Nissan: l'irruption d'un actionnaire activiste enfièvre le marché

La montée d'un fonds d'investissement singapourien "activiste" au capital de Nissan, au moment où le groupe japonais traverse de graves difficultés, a fait s'envoler le titre du constructeur de 20% à la Bourse de Tokyo.

L'action de Nissan a flambé de presque 21% en cours d'échanges mardi à la Bourse de Tokyo, avant de finir la séance en hausse de 12,8%. Il a ensuite repris son souffle mercredi, mais sans guère entamer ses gains de la veille --clôturant en léger repli de 0,43% à 414 yens.

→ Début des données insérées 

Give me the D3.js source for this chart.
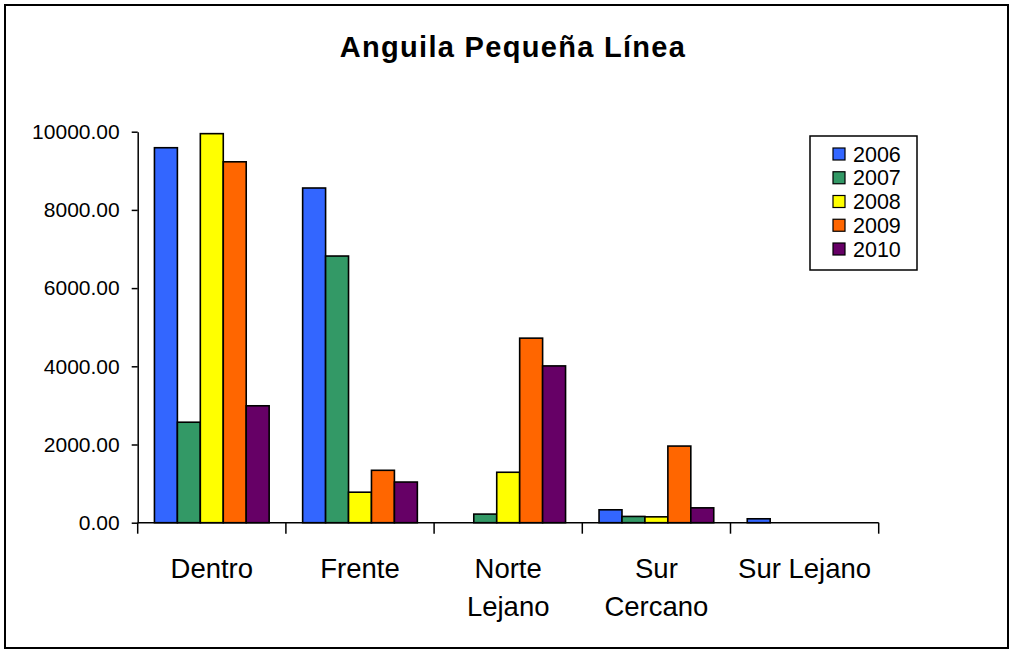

A l'origine de cette euphorie du marché: un document transmis lundi par Nissan aux régulateurs, avec des informations mises à jour sur son actionnariat.

On y découvrait notamment que le fonds Effissimo Capital Management, basé à Singapour, possédait désormais quelque 2,5% du capital du constructeur nippon (avec 97.815 actions) --via son intermédiaire Suntera. C'est certes six fois moins que ce que contrôle Renault, le partenaire français historique de Nissan.

Mais Effissimo n'est pas inconnu sur le marché boursier: il s'était déjà distingué comme un investisseur activiste --c'est-à-dire s'efforçant de faire pression sur les dirigeants d'une entreprise pour qu'ils agissent dans l'intérêt des actionnaires--, en particulier en montant au capital du conglomérat japonais Toshiba.

Cette irruption intervient au moment où Nissan subit de plein fouet le refroidissement du marché automobile mondial: le constructeur a annoncé la semaine dernière qu'il allait supprimer 9.000 postes dans ses effectifs mondiaux et tailler de 20% dans ses capacités de production pour s'adapter à une nette dégradation de ses ventes.

Effissimo peut certes espérer engranger quelques bénéfices à moyen terme sur le titre, étant donné que ce dernier évolue à un cours très bon marché après avoir chuté sans discontinuer depuis fin 2023.

Mais de l'avis des analystes, alors que l'entreprise vient de dévoiler un plan massif de réduction d'effectifs, de contrôle des dépenses et de baisse des capacités, difficile d'imaginer dans l'immédiat des efforts supplémentaires significatifs --même si Effissimo pourra le pousser à diminuer encore davantage ses parts dans ses partenaires Mitsubishi Motors ou Renault.

Le constructeur, distancé dans les véhicules hybrides et faute de renouvellement de ses modèles jugés vieillissants, a vu sur le dernier trimestre (juillet-septembre) ses ventes s'effriter de 2,3% sur un an aux Etats-Unis et plonger de 13% en Chine --deux marchés cruciaux pour lui.

Il y a une vingtaine d'années, l'ex-dirigeant Carlos Ghosn était déjà parvenu à relancer Nissan après son arrivée à la tête du groupe nippon, en réduisant les fournisseurs inefficaces et multipliant les nouveaux modèles, mais "il s'agissait d'options faciles dans les années 90, et il faudra un miracle pour redresser la barre aujourd'hui", commente Amir Anvarzadeh, analyste chez Asymmetric Advisors, cité par l'agence Bloomberg.